Now things get serious (only joking). There’s a lot of urging, emphasising and noting with serious concern, and a request for developed countries to contribute more dosh, but as is by now the way of things with this “historic agreement”, there’s no obligation on anybody to do anything.
Loss and damage
Here we go – the biggy, the one that has got the BBC and the Guardian so excited. But is there really anything to get excited about? In short – no.
This section consists of four paragraphs. The first notes with grave concern:
the growing gravity, scope and frequency in all regions of loss and damage associated with the adverse effects of climate change, resulting in devastating economic and non-economic losses, including forced displacement and impacts on cultural heritage, human mobility and the lives and livelihoods of local communities, and underlines the importance of an adequate and effective response to loss and damage;
The second expresses deep concern (is there a difference between grave and deep in the concern stakes, I wonder?) regarding the significant financial costs here.
The third welcomes:
the consideration, for the first time, of matters relating to funding arrangements responding to loss and damage associated with the adverse effects of climate change, including a focus on addressing loss and damage
The fourth paragraph welcomes:
the adoption of decisions -/CP.27 and -/CMA.4, establishing the institutional arrangements of the Santiago network for averting, minimizing and addressing loss and damage associated with the adverse effects of climate change to enable its full operationalization, including supporting its mandated role in catalysing technical assistance for the implementation of the relevant approaches at the local, national and regional level in developing countries that are particularly vulnerable to the adverse effects of climate change.
Not knowing anything about the Santiago network, I decided to explore, and found a section on the UN website about it here. It doesn’t seem to oblige any country to pay any specific amount to any fund or to do anything in particular.

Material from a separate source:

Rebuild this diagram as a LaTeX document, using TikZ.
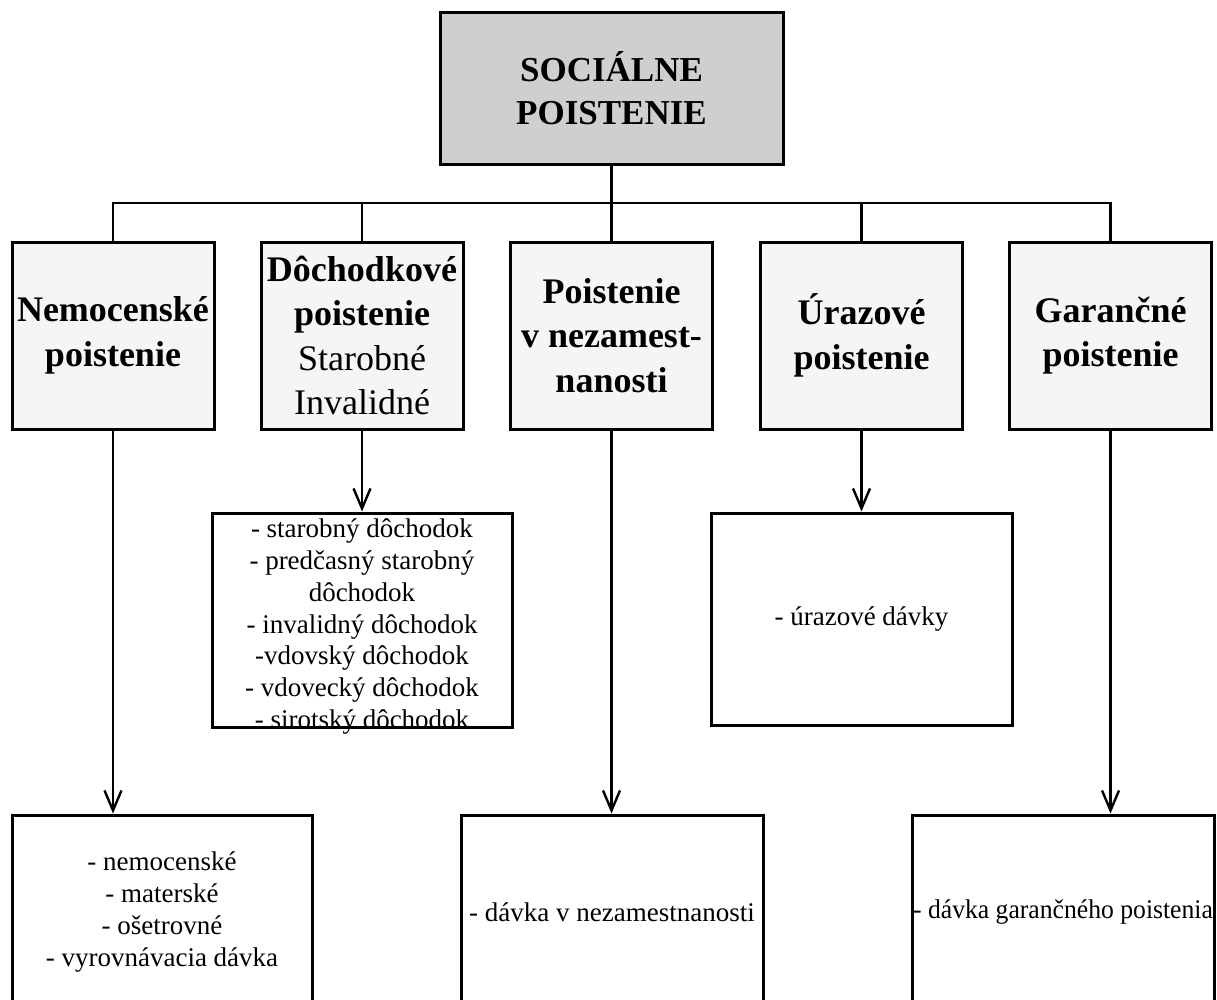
\documentclass[tikz,border=0pt]{standalone}
\usepackage{fontspec}
\setmainfont{Liberation Serif}
\usetikzlibrary{arrows.meta}
\begin{document}
\begin{tikzpicture}[x=1pt,y=-1pt,
  box/.style={draw=black, line width=3pt, inner sep=0pt, align=center},
  topbox/.style={box, fill=black!19, minimum width=343pt, minimum height=152pt,
    font=\fontsize{35}{43}\selectfont\bfseries},
  kindbox/.style={box, fill=black!4, minimum width=202pt, minimum height=187pt,
    font=\fontsize{36}{44.5}\selectfont},
  listfont/.style={font=\fontsize{27}{31.7}\selectfont},
  listbox/.style={box, fill=white, listfont},
  listtext/.style={inner sep=0pt, align=center, listfont},
  link/.style={line width=2.4pt},
  flow/.style={link, -{Straight Barb[length=20pt,width=17pt]}}
]
\useasboundingbox (0,0) rectangle (1217,999);
\fill[white] (0,0) rectangle (1217,999);

% root
\node[topbox] (root) at (611.5,88) {SOCIÁLNE\\POISTENIE};

% branches of the insurance
\node[kindbox] (nem) at (113,335.5)   {\bfseries Nemocenské\\\bfseries poistenie};
\node[kindbox] (doc) at (362,335.5)   {\bfseries Dôchodkové\\\bfseries poistenie\\Starobné\\Invalidné};
\node[kindbox] (nez) at (611.5,335.5) {\bfseries Poistenie\\\bfseries v nezamest-\\\bfseries nanosti};
\node[kindbox] (ura) at (861.5,335.5) {\bfseries Úrazové\\\bfseries poistenie};
\node[kindbox] (gar) at (1110.5,335.5){\bfseries Garančné\\\bfseries poistenie};

% benefits; the pension list runs over the lower edge of its box
\node[listbox, minimum width=300pt, minimum height=214pt] (docl) at (362,620) {};
\node[listtext, anchor=north] (docltext) at ([yshift=-7.5pt]docl.north)
  {- starobný dôchodok\\- predčasný starobný\\dôchodok\\- invalidný dôchodok\\-vdovský dôchodok\\- vdovecký dôchodok\\- sirotský dôchodok};
\node[listbox, minimum width=301pt, minimum height=212pt] (ural) at (861.5,619)
  {- úrazové dávky};
\node[listbox, minimum width=300pt, minimum height=194pt] (neml) at (162,912)
  {- nemocenské\\- materské\\- ošetrovné\\- vyrovnávacia dávka};
\node[listbox, minimum width=302pt, minimum height=194pt] (nezl) at (612,912)
  {- dávka v nezamestnanosti};
\node[listbox, minimum width=302pt, minimum height=194pt] (garl) at (1063,912)
  {\scalebox{0.95}[1]{- dávka garančného poistenia}};

% tree connectors
\coordinate (bus) at (611.5,203);
\draw[link] (root.south) -- (bus);
\draw[link] (nem.north) -- (nem.north |- bus) -- (gar.north |- bus) -- (gar.north);
\draw[link] (doc.north) -- (doc.north |- bus);
\draw[link] (nez.north) -- (nez.north |- bus);
\draw[link] (ura.north) -- (ura.north |- bus);

% arrows to the benefits
\draw[flow] (nem.south) -- (nem.south |- neml.north);
\draw[flow] (doc.south) -- (docl.north);
\draw[flow] (nez.south) -- (nez.south |- nezl.north);
\draw[flow] (ura.south) -- (ural.north);
\draw[flow] (gar.south) -- (gar.south |- garl.north);
\end{tikzpicture}
\end{document}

Early warning and systematic observation
There are just two paragraphs here. The first emphasises the need to address gaps in the global climate observing system, particularly in developing countries (one third of the world, and 60% of Africa, which also lack early warning systems). I found that more than a little interesting, as it highlights the gaps in our knowledge regarding climate over huge swathes of the world. Especially as it also emphasises the
need to enhance coordination of activities by the systematic observation community and the ability to provide useful and actionable climate information for mitigation, adaptation and early warning systems, as well as information to enable understanding of adaptation limits and of attribution of extreme events.
I can only repeat that this seems to contain an implicit acceptance that we don’t know as much about the climate as we (or they, anyway) think that we do.
The second paragraph reiterates the aim “to protect everyone on Earth through universal coverage of early warning systems against extreme weather and climate change within the next five years” and makes a plea for money to enable this to happen (while not obliging anyone to cough up the necessary sums).
Implementation – pathways to just transition
Just two paragraphs again in this section. The first starts with a platitude (“sustainable and just solutions to the climate crisis must be founded on meaningful and effective social dialogue and participation of all stakeholders”) and goes on to make a dubious claim which is obviously an article of faith to those gathered to listen to the sermonising:
the global transition to low emissions provides opportunities and challenges for sustainable economic development and poverty eradication
The second paragraph contains more platitudes, along the “just and equitable” and “social solidarity” lines.
As might be expected with regard to such an important topic, this section runs to eleven paragraphs. Some are quite enlightening, especially the first (and you won’t hear this being emphasised too much in the mainstream media, I suspect):
about USD 4 trillion per year needs to be invested in renewable energy up until 2030 to be able to reach net zero emissions by 2050, and that, furthermore, a global transformation to a low-carbon economy is expected to require investment of at least USD 4-6 trillion per year;
The second paragraph is pretty eye-catching too:
delivering such funding will require a transformation of the financial system and its structures and processes, engaging governments, central banks, commercial banks, institutional investors and other financial actors.
Then there’s a bit of realism (expressed in the agreement as “concern”) regarding the growing gap between the needs of developing countries and the funds actually being made available to them – a shortfall of $5.8-5.9 trillion for the pre-2030 period alone, we are told. Even more realism (expressed as “serious concern”) follows in the next paragraph, regarding the fact that the much-lauded $100billion p.a. under the Paris Agreement that was supposed to be forthcoming by 2020 for mitigation action still hasn’t been met. Developed countries are urged to cough up (but, of course, are not obliged to do so).
The rest emphasises that accelerated funding is required, that flows to date have been smaller than required (at around the 31-32 per cent level, apparently), urges developed countries to provide enhanced support, urges shareholders of multilateral development banks and financial institutions to step up to the plate, calls on multilateral development banks to contribute more, emphasises ongoing challenges, and urges developed countries to contribute to the Green Climate Fund. Only if you want to, you understand – no obligation, of course.
Technology transfer and development
Some nice words here about “the first joint work programme of the Technology Executive Committee and the Climate Technology Centre and Network, for 2023–2027, which will facilitate the transformational change needed to achieve the goals of the Convention and the Paris Agreement” and an invitation to parties and stakeholders to co-operate with them.
It is noted that developing countries have capacity gaps and needs, and calls on developed countries to provide support.
A short paragraph about “the importance of the periodic review of the long-term global goal under the Convention”.
Ocean, Forest, Agriculture
The three following sections (under each of the above headings) seem to appear for the sake of completeness and good-housekeeping. There’s a lot of welcoming, encouraging and recalling, but no obliging or insisting.
Enhancing implementation: action by non-Party stakeholders
Basically a high five to the 30,000 hangers on who joined the party.
And that’s it.
I’m pretty sure that the hype surrounding COP27 was most certainly not justified. I’m somewhat mystified as to why it took so long to agree to something so meaningless. Perhaps some people were hanging on in the hope that something meaningful might be agreed, but gave up when they realised that wasn’t going to be the case.